В кругу преображенцев Давыдов воспринимает стихию сатиры и пародии — характерную принадлежность домашних литературных кружков и домашней поэзии. Здесь она сочеталась с оппозиционным духом; так, Марину принадлежали две очень известные в свое время сатиры на «гатчинцев»: «1796-го году, ноября 7-го» и «Пародия на Оду 9-ю Ломоносова, выбранную из Иова» (1801). В царствование Павла оживилась рукописная сатира, — репрессии не могли остановить ее потока. С ослаблением цензурного пресса социальные и политические проблемы, вызванные к жизни только что минувшим царствованием, начинают обсуждаться уже печатно.

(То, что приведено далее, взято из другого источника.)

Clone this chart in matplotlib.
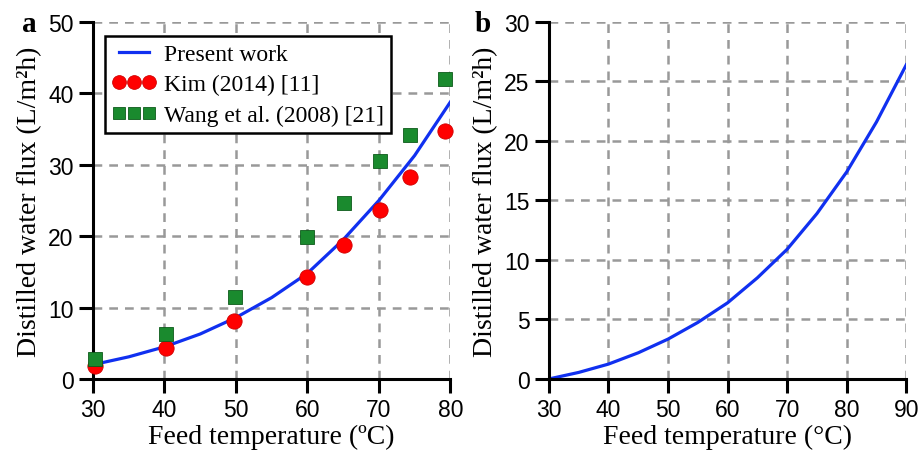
import numpy as np
import matplotlib
matplotlib.use("Agg")
import matplotlib.pyplot as plt

# panel a data
t_model_a = [30, 35, 40, 45, 50, 55, 60, 65, 70, 75, 80]
flux_model_a = [2.0, 3.1, 4.5, 6.3, 8.6, 11.4, 14.8, 19.5, 25.0, 31.3, 38.8]
t_kim = [30.3, 40.2, 49.7, 59.9, 65.1, 70.1, 74.3, 79.3]
flux_kim = [1.8, 4.3, 8.1, 14.3, 18.7, 23.6, 28.3, 34.8]
t_wang = [30.3, 40.2, 49.8, 59.9, 65.1, 70.1, 74.4, 79.3]
flux_wang = [2.8, 6.3, 11.5, 19.9, 24.7, 30.6, 34.2, 42.0]

# panel b data
t_model_b = [30, 35, 40, 45, 50, 55, 60, 65, 70, 75, 80, 85, 90]
flux_model_b = [0.0, 0.55, 1.25, 2.2, 3.35, 4.75, 6.4, 8.5, 10.9, 13.9, 17.4, 21.6, 26.4]

serif = "Liberation Serif"
sans = "Liberation Sans"

fig = plt.figure(figsize=(9.21, 4.6), dpi=100)
ax1 = fig.add_axes([0.101, 0.174, 0.388, 0.776])
ax2 = fig.add_axes([0.596, 0.174, 0.388, 0.776])


def style(ax):
    for s in ["top", "right"]:
        ax.spines[s].set_visible(False)
    for s in ["left", "bottom"]:
        ax.spines[s].set_linewidth(2.2)
    ax.tick_params(direction="out", length=10, width=2.2, labelsize=16.5, pad=4)
    for lab in ax.get_xticklabels() + ax.get_yticklabels():
        lab.set_family(sans)
    ax.grid(True, color="#999999", linestyle=(0, (3.5, 2.8)), linewidth=1.8)
    ax.set_axisbelow(True)


ax1.plot(t_model_a, flux_model_a, color="#1030f0", lw=2.3, label="Present work")
ax1.plot(t_kim, flux_kim, "o", color="#ff0000", mec="#d00000", mew=0.6, ms=11,
         label="Kim (2014) [11]", clip_on=False, zorder=3)
ax1.plot(t_wang, flux_wang, "s", color="#1a8a2e", mec="#0d5a1a", mew=0.6, ms=10,
         label="Wang et al. (2008) [21]", clip_on=False, zorder=3)
ax1.set_xlim(30, 80)
ax1.set_ylim(0, 50)
ax1.set_xticks(np.arange(30, 81, 10))
ax1.set_yticks(np.arange(0, 51, 10))
style(ax1)
ax1.set_xlabel("Feed temperature (ºC)", family=serif, fontsize=20, labelpad=2)
ax1.set_ylabel("Distilled water flux (L/m²h)", family=serif, fontsize=20, labelpad=4)
leg = ax1.legend(loc="upper left", bbox_to_anchor=(0.034, 0.96), numpoints=3,
                 prop={"family": serif, "size": 17}, fancybox=False, framealpha=1,
                 edgecolor="black", handlelength=1.85, handletextpad=0.35,
                 markerscale=0.9, borderpad=0.3, labelspacing=0.38,
                 borderaxespad=0.0)
leg.get_frame().set_linewidth(1.8)

ax2.plot(t_model_b, flux_model_b, color="#1030f0", lw=2.3)
ax2.set_xlim(30, 90)
ax2.set_ylim(0, 30)
ax2.set_xticks(np.arange(30, 91, 10))
ax2.set_yticks(np.arange(0, 31, 5))
style(ax2)
ax2.set_xlabel("Feed temperature (°C)", family=serif, fontsize=20, labelpad=2)
ax2.set_ylabel("Distilled water flux (L/m²h)", family=serif, fontsize=20, labelpad=4)

fig.text(0.024, 0.946, "a", family=serif, fontsize=21, fontweight="bold", va="center")
fig.text(0.515, 0.946, "b", family=serif, fontsize=21, fontweight="bold", va="center")

fig.savefig("out.png", dpi=100)
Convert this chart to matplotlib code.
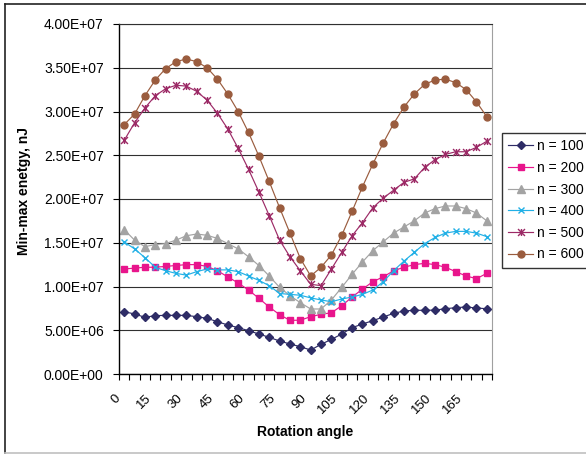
import matplotlib
matplotlib.use("Agg")
import matplotlib.pyplot as plt
import numpy as np
from matplotlib.path import Path
from matplotlib.lines import Line2D
from matplotlib.ticker import FuncFormatter, FixedLocator
from matplotlib.transforms import ScaledTranslation

plt.rcParams['font.family'] = ['Liberation Sans', 'DejaVu Sans']

# rotation angle categories (degrees)
angles = list(range(0, 180, 5))

n100 = [7.12e6, 6.86e6, 6.48e6, 6.67e6, 6.70e6, 6.70e6, 6.70e6, 6.55e6, 6.36e6, 5.98e6,
        5.60e6, 5.30e6, 4.95e6, 4.57e6, 4.19e6, 3.77e6, 3.43e6, 3.12e6, 2.74e6, 3.39e6,
        3.96e6, 4.57e6, 5.30e6, 5.71e6, 6.10e6, 6.51e6, 6.93e6, 7.20e6, 7.28e6, 7.28e6,
        7.30e6, 7.46e6, 7.58e6, 7.66e6, 7.54e6, 7.46e6]
n200 = [1.20e7, 1.21e7, 1.22e7, 1.22e7, 1.23e7, 1.24e7, 1.25e7, 1.25e7, 1.23e7, 1.18e7,
        1.11e7, 1.04e7, 9.60e6, 8.65e6, 7.66e6, 6.78e6, 6.13e6, 6.15e6, 6.55e6, 6.82e6,
        7.00e6, 7.80e6, 8.80e6, 9.70e6, 1.055e7, 1.11e7, 1.18e7, 1.22e7, 1.25e7, 1.265e7,
        1.25e7, 1.22e7, 1.17e7, 1.12e7, 1.09e7, 1.15e7]
n300 = [1.65e7, 1.53e7, 1.455e7, 1.48e7, 1.49e7, 1.53e7, 1.58e7, 1.60e7, 1.585e7, 1.55e7,
        1.49e7, 1.43e7, 1.34e7, 1.24e7, 1.12e7, 9.90e6, 8.95e6, 8.15e6, 7.43e6, 7.43e6,
        8.46e6, 9.90e6, 1.14e7, 1.28e7, 1.41e7, 1.51e7, 1.61e7, 1.68e7, 1.75e7, 1.84e7,
        1.89e7, 1.92e7, 1.92e7, 1.89e7, 1.84e7, 1.75e7]
n400 = [1.51e7, 1.43e7, 1.33e7, 1.22e7, 1.18e7, 1.15e7, 1.13e7, 1.17e7, 1.20e7, 1.19e7,
        1.19e7, 1.17e7, 1.12e7, 1.07e7, 1.01e7, 9.20e6, 9.10e6, 9.00e6, 8.70e6, 8.46e6,
        8.26e6, 8.57e6, 8.80e6, 9.10e6, 9.60e6, 1.055e7, 1.18e7, 1.29e7, 1.39e7, 1.49e7,
        1.56e7, 1.61e7, 1.63e7, 1.63e7, 1.61e7, 1.57e7]
n500 = [2.67e7, 2.87e7, 3.04e7, 3.18e7, 3.26e7, 3.30e7, 3.29e7, 3.23e7, 3.13e7, 2.98e7,
        2.80e7, 2.58e7, 2.34e7, 2.08e7, 1.81e7, 1.53e7, 1.34e7, 1.18e7, 1.025e7, 1.01e7,
        1.20e7, 1.39e7, 1.58e7, 1.73e7, 1.90e7, 2.01e7, 2.10e7, 2.19e7, 2.23e7, 2.36e7,
        2.45e7, 2.51e7, 2.54e7, 2.54e7, 2.59e7, 2.66e7]
n600 = [2.85e7, 2.97e7, 3.18e7, 3.36e7, 3.49e7, 3.57e7, 3.60e7, 3.57e7, 3.50e7, 3.37e7,
        3.20e7, 3.00e7, 2.76e7, 2.49e7, 2.20e7, 1.90e7, 1.61e7, 1.32e7, 1.12e7, 1.22e7,
        1.36e7, 1.585e7, 1.86e7, 2.14e7, 2.40e7, 2.64e7, 2.86e7, 3.05e7, 3.20e7, 3.31e7,
        3.36e7, 3.37e7, 3.33e7, 3.25e7, 3.11e7, 2.94e7]

labels = ["n = 100", "n = 200", "n = 300", "n = 400", "n = 500", "n = 600"]

# Excel style "star" marker: an x with a vertical bar
star = Path([(-1, -1), (1, 1), (-1, 1), (1, -1), (0, -1), (0, 1)],
            [Path.MOVETO, Path.LINETO, Path.MOVETO, Path.LINETO, Path.MOVETO, Path.LINETO])

styles = [
    dict(color="#2E2C66", marker="D", ms=3.8),
    dict(color="#E8158C", marker="s", ms=5),
    dict(color="#A3A3A3", marker="^", ms=5.2),
    dict(color="#22B0E6", marker="x", ms=4.5, mew=1),
    dict(color="#9C2A66", marker=star, ms=5, mew=1),
    dict(color="#9A5C3E", marker="o", ms=5),
]

fig = plt.figure(figsize=(5.86, 4.55), dpi=100)
ax = fig.add_axes([119 / 586, 1 - 374 / 455, 373 / 586, 350 / 455])

x = np.arange(len(angles))
for ys, lab, st in zip([n100, n200, n300, n400, n500, n600], labels, styles):
    ax.plot(x, ys, lw=0.85, label=lab, **st)

ax.set_xlim(-0.5, len(angles) - 0.5)
ax.set_ylim(0, 4e7)
ax.set_yticks(np.arange(0, 4.01e7, 5e6))
ax.yaxis.set_major_formatter(FuncFormatter(lambda v, p: f"{v:.2E}"))
ax.grid(axis="y", color="#303030", lw=0.8)
ax.set_axisbelow(True)

# category labels every 15 degrees, tick marks between categories
ax.set_xticks(x[::3])
ax.set_xticklabels([str(a) for a in angles[::3]])
ax.xaxis.set_minor_locator(FixedLocator(np.arange(-0.5, len(angles), 1.0)))
ax.tick_params(axis="x", which="major", length=0, pad=13, labelsize=9.5)
ax.tick_params(axis="x", which="minor", length=4, width=0.8, direction="out")
ax.tick_params(axis="y", length=4, width=0.8, pad=7, labelsize=10)
shift = ScaledTranslation(-10 / 100, 0, fig.dpi_scale_trans)
for t in ax.get_xticklabels():
    t.set_rotation(45)
    t.set_rotation_mode("anchor")
    t.set_ha("right")
    t.set_va("top")
    t.set_transform(t.get_transform() + shift)

for s in ["left", "bottom"]:
    ax.spines[s].set_color("black")
    ax.spines[s].set_linewidth(1)
ax.spines["right"].set_color("#A0A0A0")
ax.spines["right"].set_linewidth(0.8)
ax.spines["top"].set_color("#303030")
ax.spines["top"].set_linewidth(0.8)

ax.set_xlabel("Rotation angle", fontsize=10, fontweight="bold")
ax.xaxis.set_label_coords(0.5, -(432 - 374) / 350)
ax.xaxis.label.set_va("center")
ax.set_ylabel("Min-max enetgy, nJ", fontsize=10, fontweight="bold")
ax.yaxis.set_label_coords((24 - 119) / 373, 0.523)
ax.yaxis.label.set_va("center")

leg = fig.legend(loc="upper left", bbox_to_anchor=(502 / 586, 1 - 133 / 455),
                 borderaxespad=0, fontsize=10, frameon=True, fancybox=False,
                 edgecolor="black", handlelength=1.8, handletextpad=0.3,
                 labelspacing=0.55, borderpad=0.45)
leg.get_frame().set_linewidth(1)

# chart area border
fig.add_artist(Line2D([5 / 586, 1], [1 - 4 / 455] * 2, color="#222222", lw=1.2, transform=fig.transFigure))
fig.add_artist(Line2D([5 / 586] * 2, [1 - 4 / 455, 1 - 453 / 455], color="#222222", lw=1.2, transform=fig.transFigure))
fig.add_artist(Line2D([5 / 586, 1], [1 - 453 / 455] * 2, color="#C0C0C0", lw=1.2, transform=fig.transFigure))

fig.savefig("out.png", dpi=100, facecolor="white")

В этих условиях появляются ставшие знаменитыми басни молодого Давыдова — «Голова н Ноги» и «Быль или басня, как кто хочет назови», известная также под названием «Река и зеркало». Он воспользовался сюжетами, распространенными и актуальными как раз в начале века: они ставили проблему гражданской ответственности монарха — одну из центральных для просветительской социологической мысли. В «Были или басне…» Давыдов конкретизировал сюжет: упоминание о «Сибири», куда «деспот» ссылает правдолюбивого вельможу, проясняло социальный адрес — речь шла о русском царе (царствующем или историческом). Вторая же басня — «Голова и Ноги» — оказывалась бесцензурной уже по самой своей проблематике. Согласно доктрине, широко распространенной в XVIII веке, социальная гармония обеспечивается незыблемой иерархией состояний; нарушение ее ведет к анархии и гибели социального организма. У Давыдова изменена сама исходная точка рассуждения: реально существующей является не гармония, а дисгармония в общественных отношениях, и вина за нее лежит на «голове», которая превысила предоставленную ей обществом власть. «Монархия» переросла в «деспотию». Теперь общество может применить к «деспоту» санкции в силу естественного права. Такой вариант решения проблемы выбирало радикальное крыло Просвещения (в частности, Радищев в «Вольности»); нет сомнения, что Давыдов осмыслял здесь и социальный опыт цареубийства 11 марта.